Stated task:
Find each line with the string "this" and report it.

Supplied data:
— START —
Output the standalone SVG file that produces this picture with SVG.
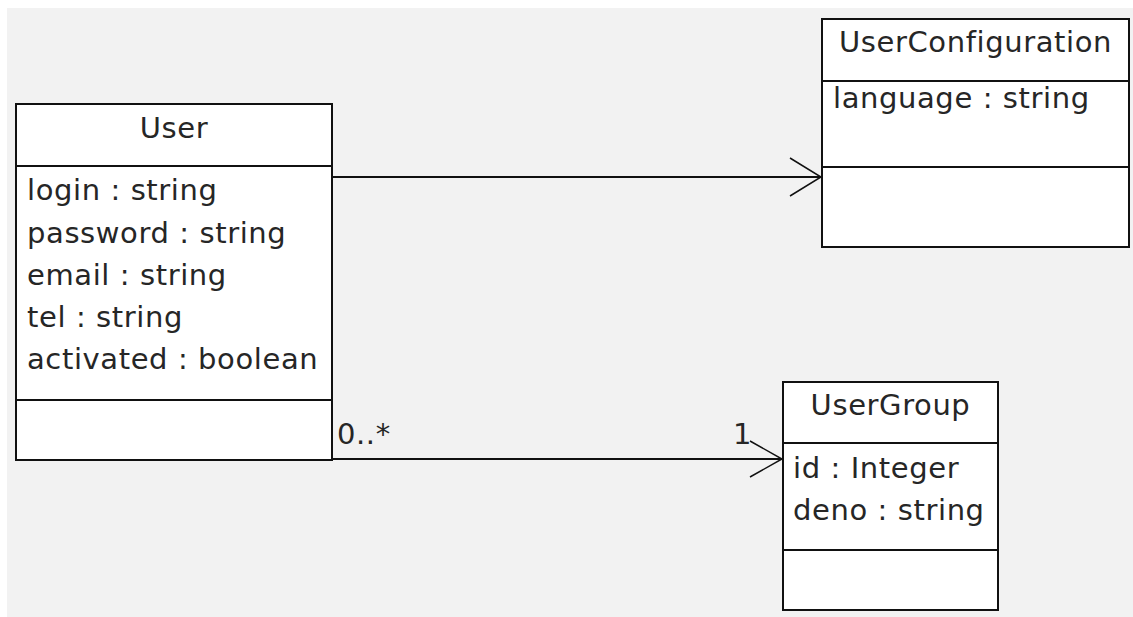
— END —
— START —
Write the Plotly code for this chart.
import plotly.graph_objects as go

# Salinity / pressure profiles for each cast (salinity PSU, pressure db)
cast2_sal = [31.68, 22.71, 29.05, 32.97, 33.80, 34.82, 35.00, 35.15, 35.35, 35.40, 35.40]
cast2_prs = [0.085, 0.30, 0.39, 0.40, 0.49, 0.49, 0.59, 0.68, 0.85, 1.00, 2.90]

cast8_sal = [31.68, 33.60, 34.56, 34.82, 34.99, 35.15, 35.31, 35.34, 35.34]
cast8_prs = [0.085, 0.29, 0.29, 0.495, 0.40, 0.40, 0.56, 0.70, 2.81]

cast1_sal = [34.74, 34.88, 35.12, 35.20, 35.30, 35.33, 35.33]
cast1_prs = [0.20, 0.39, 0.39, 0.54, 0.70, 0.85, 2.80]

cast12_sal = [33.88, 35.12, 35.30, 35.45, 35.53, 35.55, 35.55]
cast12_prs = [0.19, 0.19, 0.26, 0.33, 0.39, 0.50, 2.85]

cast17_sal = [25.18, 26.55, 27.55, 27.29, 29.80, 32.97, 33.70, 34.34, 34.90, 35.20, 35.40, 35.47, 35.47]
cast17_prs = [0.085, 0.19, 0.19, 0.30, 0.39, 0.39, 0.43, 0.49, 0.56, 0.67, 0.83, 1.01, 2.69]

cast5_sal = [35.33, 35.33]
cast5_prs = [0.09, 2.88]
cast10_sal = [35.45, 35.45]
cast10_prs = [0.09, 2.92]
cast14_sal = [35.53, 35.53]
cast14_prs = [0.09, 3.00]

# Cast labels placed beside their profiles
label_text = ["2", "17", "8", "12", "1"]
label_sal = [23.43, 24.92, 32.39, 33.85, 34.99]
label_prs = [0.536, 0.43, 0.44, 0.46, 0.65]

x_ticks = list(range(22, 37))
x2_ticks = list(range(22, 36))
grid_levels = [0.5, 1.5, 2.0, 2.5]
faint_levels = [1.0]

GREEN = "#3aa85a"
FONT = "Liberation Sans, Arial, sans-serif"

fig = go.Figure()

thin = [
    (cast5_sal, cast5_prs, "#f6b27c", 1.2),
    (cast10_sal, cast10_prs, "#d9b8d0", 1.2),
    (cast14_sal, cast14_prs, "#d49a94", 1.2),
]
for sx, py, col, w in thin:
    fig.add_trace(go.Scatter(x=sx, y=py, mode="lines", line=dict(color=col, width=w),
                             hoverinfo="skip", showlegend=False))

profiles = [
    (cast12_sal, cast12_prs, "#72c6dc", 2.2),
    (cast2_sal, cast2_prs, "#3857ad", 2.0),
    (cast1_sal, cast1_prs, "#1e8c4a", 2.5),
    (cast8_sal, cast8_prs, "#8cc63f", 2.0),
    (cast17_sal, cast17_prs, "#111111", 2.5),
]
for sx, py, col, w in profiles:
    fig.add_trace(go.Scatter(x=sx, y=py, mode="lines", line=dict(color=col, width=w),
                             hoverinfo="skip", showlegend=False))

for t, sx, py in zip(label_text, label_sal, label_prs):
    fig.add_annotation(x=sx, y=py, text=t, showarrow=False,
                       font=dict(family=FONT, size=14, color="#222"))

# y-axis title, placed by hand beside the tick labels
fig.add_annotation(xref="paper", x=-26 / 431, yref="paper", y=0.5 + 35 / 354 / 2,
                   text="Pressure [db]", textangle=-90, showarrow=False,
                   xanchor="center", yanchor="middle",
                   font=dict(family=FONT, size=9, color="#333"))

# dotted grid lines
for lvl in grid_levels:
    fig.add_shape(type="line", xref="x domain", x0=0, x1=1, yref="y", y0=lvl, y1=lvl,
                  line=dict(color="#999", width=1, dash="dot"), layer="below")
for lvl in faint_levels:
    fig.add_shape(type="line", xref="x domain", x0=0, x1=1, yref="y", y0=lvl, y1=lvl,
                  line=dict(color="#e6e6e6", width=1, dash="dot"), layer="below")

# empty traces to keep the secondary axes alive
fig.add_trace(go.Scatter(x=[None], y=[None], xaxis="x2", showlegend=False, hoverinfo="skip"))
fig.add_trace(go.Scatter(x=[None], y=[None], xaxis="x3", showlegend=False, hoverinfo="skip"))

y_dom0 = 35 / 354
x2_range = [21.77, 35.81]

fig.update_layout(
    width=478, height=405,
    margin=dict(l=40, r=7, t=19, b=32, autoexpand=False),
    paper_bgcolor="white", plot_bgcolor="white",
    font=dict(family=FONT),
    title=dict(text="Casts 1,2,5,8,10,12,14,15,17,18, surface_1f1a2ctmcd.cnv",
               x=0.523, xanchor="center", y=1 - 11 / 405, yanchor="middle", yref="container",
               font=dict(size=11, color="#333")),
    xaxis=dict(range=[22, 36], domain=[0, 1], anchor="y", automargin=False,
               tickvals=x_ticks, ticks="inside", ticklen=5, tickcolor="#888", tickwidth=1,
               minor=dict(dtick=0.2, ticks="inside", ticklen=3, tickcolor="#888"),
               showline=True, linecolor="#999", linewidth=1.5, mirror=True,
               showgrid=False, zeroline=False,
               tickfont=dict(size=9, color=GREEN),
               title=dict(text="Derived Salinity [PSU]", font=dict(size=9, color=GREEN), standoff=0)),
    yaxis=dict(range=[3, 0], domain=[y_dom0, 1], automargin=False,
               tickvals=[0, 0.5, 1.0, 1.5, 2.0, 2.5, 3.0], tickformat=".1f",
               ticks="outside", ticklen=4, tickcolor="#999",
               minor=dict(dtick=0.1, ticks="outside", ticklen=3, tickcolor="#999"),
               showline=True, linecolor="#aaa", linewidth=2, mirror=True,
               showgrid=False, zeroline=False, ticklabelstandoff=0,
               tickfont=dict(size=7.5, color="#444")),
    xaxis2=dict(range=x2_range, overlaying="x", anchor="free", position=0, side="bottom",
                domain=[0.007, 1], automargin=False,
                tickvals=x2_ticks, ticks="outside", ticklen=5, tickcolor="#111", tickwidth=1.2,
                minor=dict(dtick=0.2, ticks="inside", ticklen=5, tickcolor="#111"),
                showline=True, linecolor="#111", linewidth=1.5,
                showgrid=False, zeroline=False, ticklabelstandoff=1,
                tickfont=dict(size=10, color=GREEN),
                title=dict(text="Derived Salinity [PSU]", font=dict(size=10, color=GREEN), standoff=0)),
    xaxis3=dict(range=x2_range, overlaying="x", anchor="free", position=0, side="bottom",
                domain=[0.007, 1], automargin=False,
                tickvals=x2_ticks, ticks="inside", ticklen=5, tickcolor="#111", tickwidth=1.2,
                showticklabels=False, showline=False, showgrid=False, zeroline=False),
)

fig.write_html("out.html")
— END —
The response:
Output the standalone SVG file that produces this picture with SVG.
Write the Plotly code for this chart.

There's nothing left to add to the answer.